─── Data block ───

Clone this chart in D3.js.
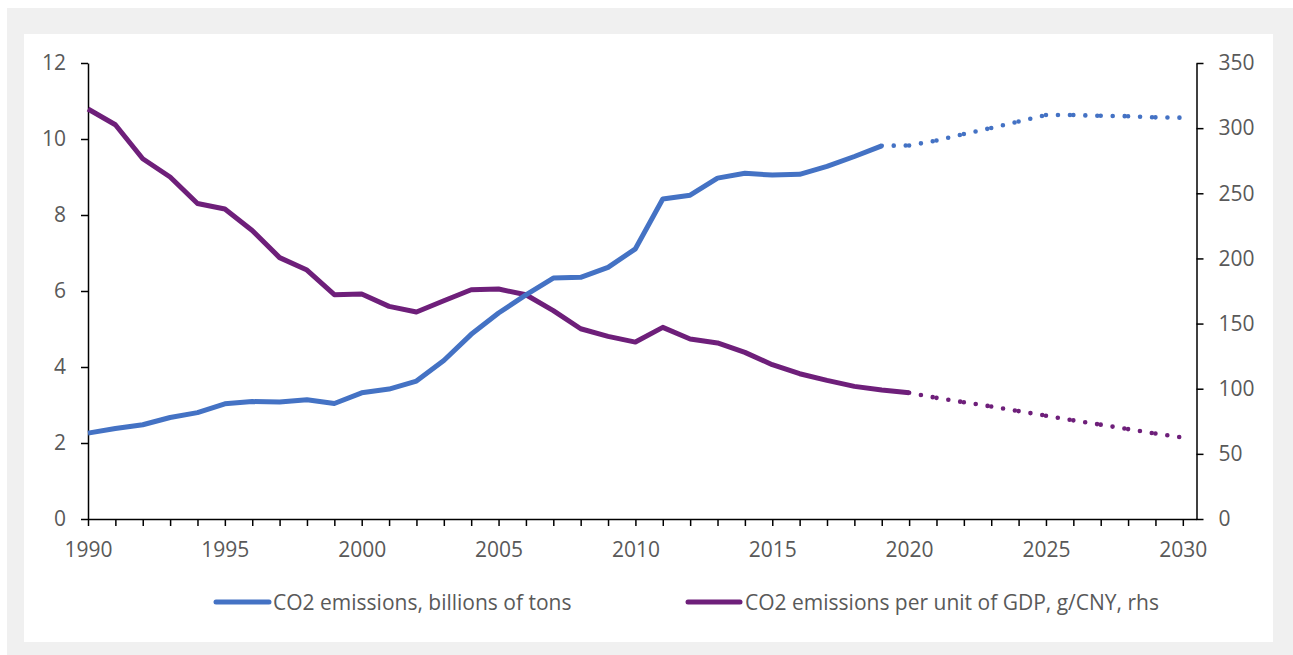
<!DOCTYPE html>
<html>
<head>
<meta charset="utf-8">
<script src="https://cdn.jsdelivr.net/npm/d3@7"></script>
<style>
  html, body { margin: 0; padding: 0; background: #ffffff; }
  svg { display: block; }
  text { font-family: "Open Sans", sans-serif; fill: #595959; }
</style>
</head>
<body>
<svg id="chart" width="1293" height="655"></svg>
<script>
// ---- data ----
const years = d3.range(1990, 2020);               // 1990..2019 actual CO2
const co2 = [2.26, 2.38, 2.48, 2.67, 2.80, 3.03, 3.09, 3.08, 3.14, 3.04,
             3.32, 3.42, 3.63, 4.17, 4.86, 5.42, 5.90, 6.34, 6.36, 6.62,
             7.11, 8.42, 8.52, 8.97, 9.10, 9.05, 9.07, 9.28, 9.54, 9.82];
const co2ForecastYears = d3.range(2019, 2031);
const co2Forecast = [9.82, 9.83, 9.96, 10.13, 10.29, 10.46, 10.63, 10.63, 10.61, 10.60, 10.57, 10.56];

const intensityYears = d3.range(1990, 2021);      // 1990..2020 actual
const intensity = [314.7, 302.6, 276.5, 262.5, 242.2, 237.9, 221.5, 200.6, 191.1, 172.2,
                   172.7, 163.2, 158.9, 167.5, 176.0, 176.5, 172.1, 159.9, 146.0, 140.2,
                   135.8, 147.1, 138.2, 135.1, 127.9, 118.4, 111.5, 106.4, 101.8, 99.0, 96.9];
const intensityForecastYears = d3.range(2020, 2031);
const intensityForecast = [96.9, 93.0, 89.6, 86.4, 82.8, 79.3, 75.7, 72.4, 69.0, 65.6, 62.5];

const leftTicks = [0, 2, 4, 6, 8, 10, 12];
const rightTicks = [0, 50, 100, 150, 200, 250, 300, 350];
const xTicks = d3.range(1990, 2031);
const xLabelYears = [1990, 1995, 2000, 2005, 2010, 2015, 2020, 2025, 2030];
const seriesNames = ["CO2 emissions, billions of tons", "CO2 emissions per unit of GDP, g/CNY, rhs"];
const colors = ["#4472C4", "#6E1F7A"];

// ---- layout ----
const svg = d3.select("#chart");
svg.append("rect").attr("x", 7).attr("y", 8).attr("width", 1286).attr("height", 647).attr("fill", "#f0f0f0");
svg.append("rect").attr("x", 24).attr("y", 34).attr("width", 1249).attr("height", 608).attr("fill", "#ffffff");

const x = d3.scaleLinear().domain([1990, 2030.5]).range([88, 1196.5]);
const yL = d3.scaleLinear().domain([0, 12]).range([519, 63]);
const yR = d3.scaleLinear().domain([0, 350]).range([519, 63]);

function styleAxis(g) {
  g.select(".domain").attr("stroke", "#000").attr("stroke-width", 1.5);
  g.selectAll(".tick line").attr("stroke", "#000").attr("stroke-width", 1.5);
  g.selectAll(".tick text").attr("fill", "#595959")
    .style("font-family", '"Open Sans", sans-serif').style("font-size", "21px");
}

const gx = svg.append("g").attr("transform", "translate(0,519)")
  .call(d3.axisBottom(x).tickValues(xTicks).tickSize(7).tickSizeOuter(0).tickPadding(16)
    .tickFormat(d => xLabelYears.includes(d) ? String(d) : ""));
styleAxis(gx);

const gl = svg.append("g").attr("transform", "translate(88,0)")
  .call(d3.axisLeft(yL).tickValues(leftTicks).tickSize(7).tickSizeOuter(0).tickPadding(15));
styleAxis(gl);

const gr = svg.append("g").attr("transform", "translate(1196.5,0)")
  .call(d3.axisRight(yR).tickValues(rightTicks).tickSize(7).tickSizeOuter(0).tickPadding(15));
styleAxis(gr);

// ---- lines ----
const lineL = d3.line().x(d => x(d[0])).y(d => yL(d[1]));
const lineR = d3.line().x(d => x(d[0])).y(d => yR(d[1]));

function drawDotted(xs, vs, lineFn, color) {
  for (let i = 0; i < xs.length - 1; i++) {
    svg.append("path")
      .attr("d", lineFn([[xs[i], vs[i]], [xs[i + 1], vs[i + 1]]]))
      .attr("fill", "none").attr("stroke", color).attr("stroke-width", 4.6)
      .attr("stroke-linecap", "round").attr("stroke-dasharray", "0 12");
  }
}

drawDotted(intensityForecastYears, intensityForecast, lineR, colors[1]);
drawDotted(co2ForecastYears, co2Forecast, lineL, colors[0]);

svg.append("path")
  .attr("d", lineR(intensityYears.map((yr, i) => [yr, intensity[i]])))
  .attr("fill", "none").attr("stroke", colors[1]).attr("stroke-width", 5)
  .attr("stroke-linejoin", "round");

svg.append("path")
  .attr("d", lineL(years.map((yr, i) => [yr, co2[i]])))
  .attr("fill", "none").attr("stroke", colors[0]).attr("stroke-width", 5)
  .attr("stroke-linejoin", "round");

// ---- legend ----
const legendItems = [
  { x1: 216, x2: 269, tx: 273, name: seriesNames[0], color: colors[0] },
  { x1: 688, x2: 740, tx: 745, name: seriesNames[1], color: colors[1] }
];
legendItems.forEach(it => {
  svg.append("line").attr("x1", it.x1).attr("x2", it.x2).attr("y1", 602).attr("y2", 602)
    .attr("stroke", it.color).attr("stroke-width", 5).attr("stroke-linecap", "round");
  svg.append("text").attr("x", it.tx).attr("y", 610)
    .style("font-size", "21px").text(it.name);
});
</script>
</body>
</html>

───

| Instruction |
Leave the pictures out, and print every line of the listing exactly as written.

| In response |
Clone this chart in D3.js.
<!DOCTYPE html>
<html>
<head>
<meta charset="utf-8">
<script src="https://cdn.jsdelivr.net/npm/d3@7"></script>
<style>
  html, body { margin: 0; padding: 0; background: #ffffff; }
  svg { display: block; }
  text { font-family: "Open Sans", sans-serif; fill: #595959; }
</style>
</head>
<body>
<svg id="chart" width="1293" height="655"></svg>
<script>
// ---- data ----
const years = d3.range(1990, 2020);               // 1990..2019 actual CO2
const co2 = [2.26, 2.38, 2.48, 2.67, 2.80, 3.03, 3.09, 3.08, 3.14, 3.04,
             3.32, 3.42, 3.63, 4.17, 4.86, 5.42, 5.90, 6.34, 6.36, 6.62,
             7.11, 8.42, 8.52, 8.97, 9.10, 9.05, 9.07, 9.28, 9.54, 9.82];
const co2ForecastYears = d3.range(2019, 2031);
const co2Forecast = [9.82, 9.83, 9.96, 10.13, 10.29, 10.46, 10.63, 10.63, 10.61, 10.60, 10.57, 10.56];

const intensityYears = d3.range(1990, 2021);      // 1990..2020 actual
const intensity = [314.7, 302.6, 276.5, 262.5, 242.2, 237.9, 221.5, 200.6, 191.1, 172.2,
                   172.7, 163.2, 158.9, 167.5, 176.0, 176.5, 172.1, 159.9, 146.0, 140.2,
                   135.8, 147.1, 138.2, 135.1, 127.9, 118.4, 111.5, 106.4, 101.8, 99.0, 96.9];
const intensityForecastYears = d3.range(2020, 2031);
const intensityForecast = [96.9, 93.0, 89.6, 86.4, 82.8, 79.3, 75.7, 72.4, 69.0, 65.6, 62.5];

const leftTicks = [0, 2, 4, 6, 8, 10, 12];
const rightTicks = [0, 50, 100, 150, 200, 250, 300, 350];
const xTicks = d3.range(1990, 2031);
const xLabelYears = [1990, 1995, 2000, 2005, 2010, 2015, 2020, 2025, 2030];
const seriesNames = ["CO2 emissions, billions of tons", "CO2 emissions per unit of GDP, g/CNY, rhs"];
const colors = ["#4472C4", "#6E1F7A"];

// ---- layout ----
const svg = d3.select("#chart");
svg.append("rect").attr("x", 7).attr("y", 8).attr("width", 1286).attr("height", 647).attr("fill", "#f0f0f0");
svg.append("rect").attr("x", 24).attr("y", 34).attr("width", 1249).attr("height", 608).attr("fill", "#ffffff");

const x = d3.scaleLinear().domain([1990, 2030.5]).range([88, 1196.5]);
const yL = d3.scaleLinear().domain([0, 12]).range([519, 63]);
const yR = d3.scaleLinear().domain([0, 350]).range([519, 63]);

function styleAxis(g) {
  g.select(".domain").attr("stroke", "#000").attr("stroke-width", 1.5);
  g.selectAll(".tick line").attr("stroke", "#000").attr("stroke-width", 1.5);
  g.selectAll(".tick text").attr("fill", "#595959")
    .style("font-family", '"Open Sans", sans-serif').style("font-size", "21px");
}

const gx = svg.append("g").attr("transform", "translate(0,519)")
  .call(d3.axisBottom(x).tickValues(xTicks).tickSize(7).tickSizeOuter(0).tickPadding(16)
    .tickFormat(d => xLabelYears.includes(d) ? String(d) : ""));
styleAxis(gx);

const gl = svg.append("g").attr("transform", "translate(88,0)")
  .call(d3.axisLeft(yL).tickValues(leftTicks).tickSize(7).tickSizeOuter(0).tickPadding(15));
styleAxis(gl);

const gr = svg.append("g").attr("transform", "translate(1196.5,0)")
  .call(d3.axisRight(yR).tickValues(rightTicks).tickSize(7).tickSizeOuter(0).tickPadding(15));
styleAxis(gr);

// ---- lines ----
const lineL = d3.line().x(d => x(d[0])).y(d => yL(d[1]));
const lineR = d3.line().x(d => x(d[0])).y(d => yR(d[1]));

function drawDotted(xs, vs, lineFn, color) {
  for (let i = 0; i < xs.length - 1; i++) {
    svg.append("path")
      .attr("d", lineFn([[xs[i], vs[i]], [xs[i + 1], vs[i + 1]]]))
      .attr("fill", "none").attr("stroke", color).attr("stroke-width", 4.6)
      .attr("stroke-linecap", "round").attr("stroke-dasharray", "0 12");
  }
}

drawDotted(intensityForecastYears, intensityForecast, lineR, colors[1]);
drawDotted(co2ForecastYears, co2Forecast, lineL, colors[0]);

svg.append("path")
  .attr("d", lineR(intensityYears.map((yr, i) => [yr, intensity[i]])))
  .attr("fill", "none").attr("stroke", colors[1]).attr("stroke-width", 5)
  .attr("stroke-linejoin", "round");

svg.append("path")
  .attr("d", lineL(years.map((yr, i) => [yr, co2[i]])))
  .attr("fill", "none").attr("stroke", colors[0]).attr("stroke-width", 5)
  .attr("stroke-linejoin", "round");

// ---- legend ----
const legendItems = [
  { x1: 216, x2: 269, tx: 273, name: seriesNames[0], color: colors[0] },
  { x1: 688, x2: 740, tx: 745, name: seriesNames[1], color: colors[1] }
];
legendItems.forEach(it => {
  svg.append("line").attr("x1", it.x1).attr("x2", it.x2).attr("y1", 602).attr("y2", 602)
    .attr("stroke", it.color).attr("stroke-width", 5).attr("stroke-linecap", "round");
  svg.append("text").attr("x", it.tx).attr("y", 610)
    .style("font-size", "21px").text(it.name);
});
</script>
</body>
</html>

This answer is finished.